→ **WRITTEN REQUEST**: Copy out exactly the lines from the one holding "Emit a Python" through the one holding "annealed = [16.7, 19, 19, 65.7, 113.4]", ends included; omit images.

→ **DATASET EXCERPTS**:
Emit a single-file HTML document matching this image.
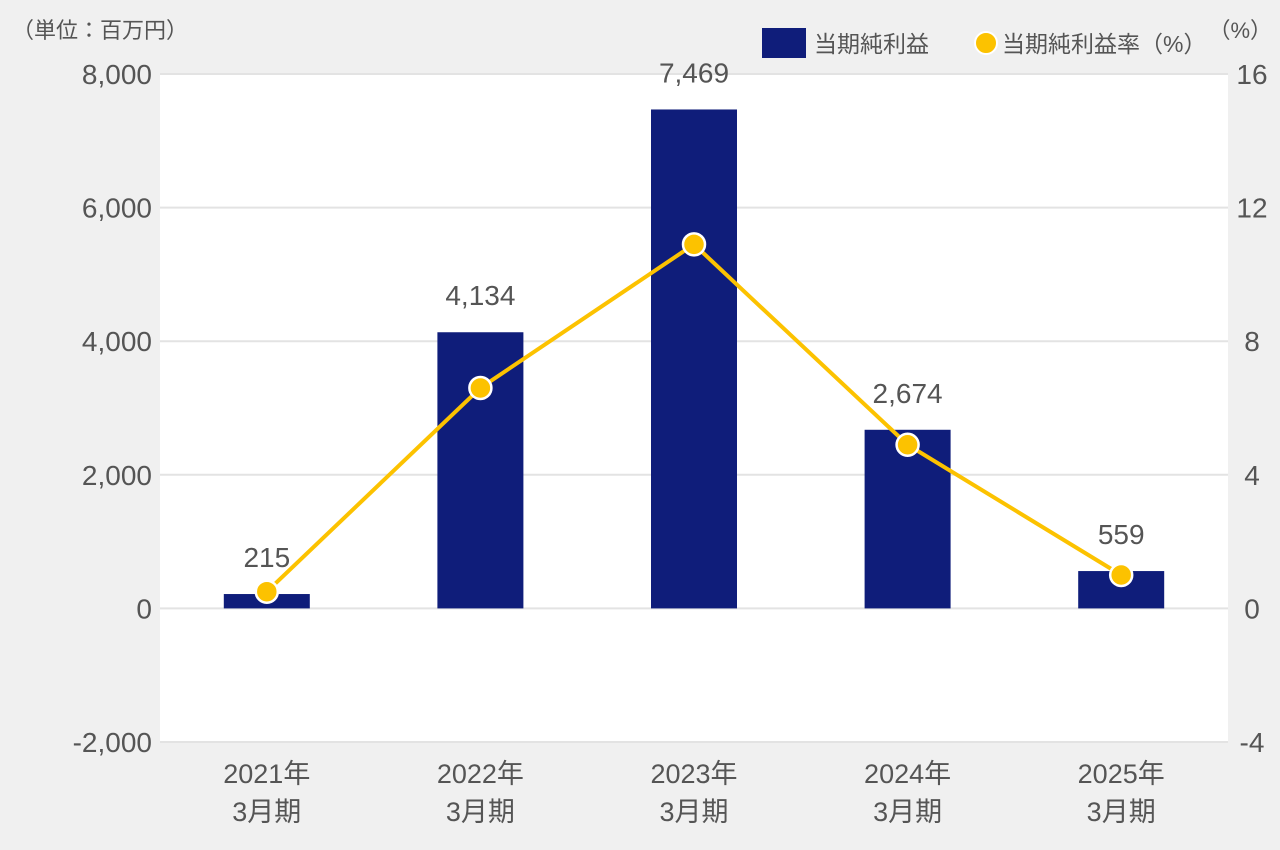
--
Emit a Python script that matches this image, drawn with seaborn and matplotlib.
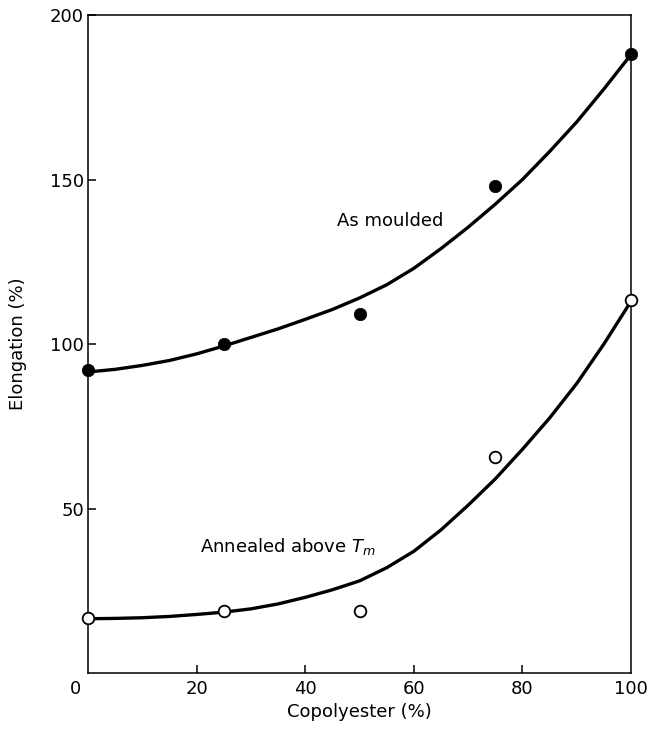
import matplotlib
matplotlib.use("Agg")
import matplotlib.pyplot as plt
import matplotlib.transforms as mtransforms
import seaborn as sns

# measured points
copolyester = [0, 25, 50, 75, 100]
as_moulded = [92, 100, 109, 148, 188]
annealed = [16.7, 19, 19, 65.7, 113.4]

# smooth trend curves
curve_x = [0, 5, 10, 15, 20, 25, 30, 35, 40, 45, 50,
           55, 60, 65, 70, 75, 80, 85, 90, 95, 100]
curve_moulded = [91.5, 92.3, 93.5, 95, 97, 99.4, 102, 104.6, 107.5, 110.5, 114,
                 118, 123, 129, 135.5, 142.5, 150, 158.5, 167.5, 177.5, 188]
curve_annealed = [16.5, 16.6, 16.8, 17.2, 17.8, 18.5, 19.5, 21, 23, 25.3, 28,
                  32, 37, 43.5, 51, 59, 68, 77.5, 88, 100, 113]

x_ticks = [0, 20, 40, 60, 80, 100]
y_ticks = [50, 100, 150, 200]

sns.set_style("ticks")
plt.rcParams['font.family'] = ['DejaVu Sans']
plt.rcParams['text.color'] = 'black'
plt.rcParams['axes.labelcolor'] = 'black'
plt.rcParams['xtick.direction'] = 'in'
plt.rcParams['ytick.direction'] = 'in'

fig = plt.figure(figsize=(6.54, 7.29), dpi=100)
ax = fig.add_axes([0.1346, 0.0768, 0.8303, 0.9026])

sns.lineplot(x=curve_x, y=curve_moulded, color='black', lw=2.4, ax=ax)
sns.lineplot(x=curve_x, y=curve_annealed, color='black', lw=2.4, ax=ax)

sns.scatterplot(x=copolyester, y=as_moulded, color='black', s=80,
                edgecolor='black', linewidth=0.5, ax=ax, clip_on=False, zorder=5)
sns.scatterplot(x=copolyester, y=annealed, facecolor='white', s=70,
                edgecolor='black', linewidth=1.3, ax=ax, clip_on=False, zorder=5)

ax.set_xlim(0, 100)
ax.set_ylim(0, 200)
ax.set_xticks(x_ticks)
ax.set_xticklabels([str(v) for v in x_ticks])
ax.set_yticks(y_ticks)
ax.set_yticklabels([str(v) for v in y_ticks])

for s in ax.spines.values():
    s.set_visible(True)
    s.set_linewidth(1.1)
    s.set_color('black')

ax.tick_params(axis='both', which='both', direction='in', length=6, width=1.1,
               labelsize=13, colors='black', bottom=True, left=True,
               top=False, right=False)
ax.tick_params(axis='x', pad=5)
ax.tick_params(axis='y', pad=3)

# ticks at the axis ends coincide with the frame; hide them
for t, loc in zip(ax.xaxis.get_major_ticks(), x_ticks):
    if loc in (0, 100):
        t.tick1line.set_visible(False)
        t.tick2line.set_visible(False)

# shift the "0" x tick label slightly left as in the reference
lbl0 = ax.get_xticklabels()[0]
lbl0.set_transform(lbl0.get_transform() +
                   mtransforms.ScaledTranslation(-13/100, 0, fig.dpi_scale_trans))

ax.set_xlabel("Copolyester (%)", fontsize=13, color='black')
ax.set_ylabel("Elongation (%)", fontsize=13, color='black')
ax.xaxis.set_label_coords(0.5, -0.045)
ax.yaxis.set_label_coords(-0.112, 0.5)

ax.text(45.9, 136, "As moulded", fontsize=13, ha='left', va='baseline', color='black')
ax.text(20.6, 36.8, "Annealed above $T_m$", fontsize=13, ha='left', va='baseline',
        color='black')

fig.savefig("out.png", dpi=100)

→ **RESULT FOR THIS EXERCISE**:
Emit a Python script that matches this image, drawn with seaborn and matplotlib.
import matplotlib
matplotlib.use("Agg")
import matplotlib.pyplot as plt
import matplotlib.transforms as mtransforms
import seaborn as sns

# measured points
copolyester = [0, 25, 50, 75, 100]
as_moulded = [92, 100, 109, 148, 188]
annealed = [16.7, 19, 19, 65.7, 113.4]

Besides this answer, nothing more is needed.